═══ Record extracts ═══

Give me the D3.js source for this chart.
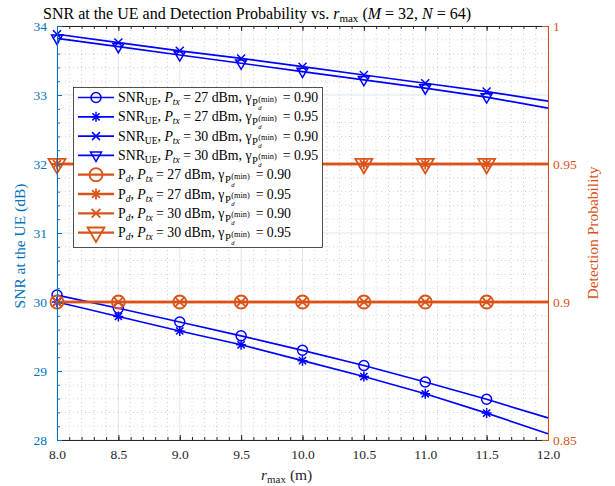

═══
═══ Record extracts ═══

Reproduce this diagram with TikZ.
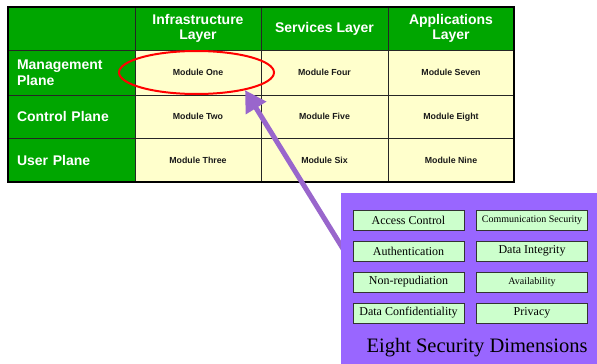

═══
═══ Record extracts ═══

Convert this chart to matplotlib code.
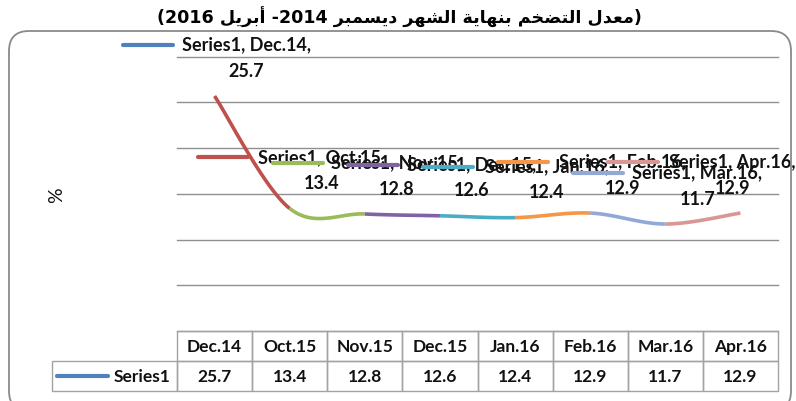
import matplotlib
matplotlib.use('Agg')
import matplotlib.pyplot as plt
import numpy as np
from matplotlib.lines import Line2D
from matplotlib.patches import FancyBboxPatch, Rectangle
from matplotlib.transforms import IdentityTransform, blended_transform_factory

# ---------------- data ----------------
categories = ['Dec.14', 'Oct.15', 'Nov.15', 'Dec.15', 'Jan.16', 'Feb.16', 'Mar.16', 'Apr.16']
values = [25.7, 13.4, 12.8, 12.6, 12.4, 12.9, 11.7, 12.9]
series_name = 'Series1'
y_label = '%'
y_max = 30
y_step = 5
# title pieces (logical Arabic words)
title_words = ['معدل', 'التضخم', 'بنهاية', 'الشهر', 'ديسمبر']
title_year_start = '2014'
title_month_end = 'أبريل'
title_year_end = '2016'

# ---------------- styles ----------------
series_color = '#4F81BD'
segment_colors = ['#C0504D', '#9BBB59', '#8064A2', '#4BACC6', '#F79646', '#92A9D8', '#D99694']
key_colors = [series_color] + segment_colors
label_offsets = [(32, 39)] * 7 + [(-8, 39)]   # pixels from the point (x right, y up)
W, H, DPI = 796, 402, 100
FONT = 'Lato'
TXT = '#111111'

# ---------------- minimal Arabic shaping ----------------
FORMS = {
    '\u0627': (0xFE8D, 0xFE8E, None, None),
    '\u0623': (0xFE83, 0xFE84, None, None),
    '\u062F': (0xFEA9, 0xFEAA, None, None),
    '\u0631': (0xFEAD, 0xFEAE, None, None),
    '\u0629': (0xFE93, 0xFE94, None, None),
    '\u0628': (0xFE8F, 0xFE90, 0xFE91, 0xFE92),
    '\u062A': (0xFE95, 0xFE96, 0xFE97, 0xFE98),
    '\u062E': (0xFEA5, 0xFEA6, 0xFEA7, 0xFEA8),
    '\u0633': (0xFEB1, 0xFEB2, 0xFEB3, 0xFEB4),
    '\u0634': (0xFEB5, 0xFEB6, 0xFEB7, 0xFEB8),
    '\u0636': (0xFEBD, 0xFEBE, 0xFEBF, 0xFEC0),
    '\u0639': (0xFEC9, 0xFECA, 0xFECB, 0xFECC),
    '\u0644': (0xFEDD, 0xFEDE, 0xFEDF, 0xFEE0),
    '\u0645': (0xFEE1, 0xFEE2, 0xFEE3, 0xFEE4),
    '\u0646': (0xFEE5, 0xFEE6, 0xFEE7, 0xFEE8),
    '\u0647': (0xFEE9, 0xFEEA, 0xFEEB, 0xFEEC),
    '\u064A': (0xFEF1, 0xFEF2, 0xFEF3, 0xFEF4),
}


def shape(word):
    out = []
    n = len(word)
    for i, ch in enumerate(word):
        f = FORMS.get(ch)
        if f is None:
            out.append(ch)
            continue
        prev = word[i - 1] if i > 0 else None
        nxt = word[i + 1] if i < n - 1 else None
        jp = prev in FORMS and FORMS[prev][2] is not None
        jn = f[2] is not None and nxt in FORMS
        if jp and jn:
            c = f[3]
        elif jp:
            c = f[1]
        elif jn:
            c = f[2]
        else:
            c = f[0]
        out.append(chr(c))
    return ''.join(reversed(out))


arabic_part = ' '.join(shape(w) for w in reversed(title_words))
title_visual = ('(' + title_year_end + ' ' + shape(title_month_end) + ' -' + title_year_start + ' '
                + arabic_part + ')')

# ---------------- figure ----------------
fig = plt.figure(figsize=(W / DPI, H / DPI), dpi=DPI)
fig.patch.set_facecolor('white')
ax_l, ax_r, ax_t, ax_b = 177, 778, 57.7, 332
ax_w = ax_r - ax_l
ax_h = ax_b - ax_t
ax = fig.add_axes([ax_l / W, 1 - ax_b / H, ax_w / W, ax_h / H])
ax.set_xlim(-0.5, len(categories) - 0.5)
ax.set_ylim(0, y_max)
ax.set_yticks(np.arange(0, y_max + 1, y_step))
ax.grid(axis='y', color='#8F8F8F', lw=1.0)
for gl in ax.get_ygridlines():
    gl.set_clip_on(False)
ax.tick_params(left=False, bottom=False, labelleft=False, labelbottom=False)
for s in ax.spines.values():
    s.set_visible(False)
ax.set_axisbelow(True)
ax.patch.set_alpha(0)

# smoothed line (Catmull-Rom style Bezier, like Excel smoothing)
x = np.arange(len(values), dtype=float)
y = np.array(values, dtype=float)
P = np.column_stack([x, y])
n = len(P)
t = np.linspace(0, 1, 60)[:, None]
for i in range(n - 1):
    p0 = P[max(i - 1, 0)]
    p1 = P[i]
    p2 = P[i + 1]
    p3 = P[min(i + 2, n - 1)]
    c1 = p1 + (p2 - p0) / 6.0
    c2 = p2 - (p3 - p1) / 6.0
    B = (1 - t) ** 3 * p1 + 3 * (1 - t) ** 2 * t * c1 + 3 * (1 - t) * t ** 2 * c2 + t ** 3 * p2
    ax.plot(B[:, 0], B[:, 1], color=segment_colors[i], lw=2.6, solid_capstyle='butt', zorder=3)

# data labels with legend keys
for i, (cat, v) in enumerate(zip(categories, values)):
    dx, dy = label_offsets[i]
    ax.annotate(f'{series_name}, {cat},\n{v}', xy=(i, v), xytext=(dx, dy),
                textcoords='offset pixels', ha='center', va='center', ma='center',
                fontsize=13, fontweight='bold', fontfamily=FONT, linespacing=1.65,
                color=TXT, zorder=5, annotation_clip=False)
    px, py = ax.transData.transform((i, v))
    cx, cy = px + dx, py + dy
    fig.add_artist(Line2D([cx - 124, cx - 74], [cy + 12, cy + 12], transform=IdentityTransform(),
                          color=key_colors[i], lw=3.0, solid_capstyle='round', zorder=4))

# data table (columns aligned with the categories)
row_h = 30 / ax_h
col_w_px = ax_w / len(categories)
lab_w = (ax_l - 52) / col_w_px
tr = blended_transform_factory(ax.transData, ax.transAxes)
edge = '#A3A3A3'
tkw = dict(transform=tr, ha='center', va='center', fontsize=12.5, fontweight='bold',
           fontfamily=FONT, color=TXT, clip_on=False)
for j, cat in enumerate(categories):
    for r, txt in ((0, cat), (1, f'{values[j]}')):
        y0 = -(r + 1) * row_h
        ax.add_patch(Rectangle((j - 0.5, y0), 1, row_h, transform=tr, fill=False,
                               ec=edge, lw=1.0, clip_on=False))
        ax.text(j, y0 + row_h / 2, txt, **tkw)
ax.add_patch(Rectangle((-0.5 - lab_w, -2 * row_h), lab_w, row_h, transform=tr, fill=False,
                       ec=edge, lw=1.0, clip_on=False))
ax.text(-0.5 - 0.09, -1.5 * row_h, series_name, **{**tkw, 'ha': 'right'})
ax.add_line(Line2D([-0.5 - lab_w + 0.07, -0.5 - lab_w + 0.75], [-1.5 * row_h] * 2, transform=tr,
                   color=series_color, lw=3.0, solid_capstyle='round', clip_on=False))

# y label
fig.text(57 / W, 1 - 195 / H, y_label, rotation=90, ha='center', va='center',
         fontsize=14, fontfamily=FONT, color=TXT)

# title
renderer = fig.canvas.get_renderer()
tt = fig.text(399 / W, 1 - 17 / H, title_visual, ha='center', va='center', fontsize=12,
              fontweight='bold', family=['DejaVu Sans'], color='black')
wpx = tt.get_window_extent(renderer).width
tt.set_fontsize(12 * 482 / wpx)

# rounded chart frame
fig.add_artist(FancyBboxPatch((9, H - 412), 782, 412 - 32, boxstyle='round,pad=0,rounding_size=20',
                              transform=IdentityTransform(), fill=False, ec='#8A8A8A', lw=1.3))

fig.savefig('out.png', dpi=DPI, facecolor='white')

═══

■ Exercise goal: Read the data above and count the lines that include "chart". Answer only with the count.

■ Answer in full: 3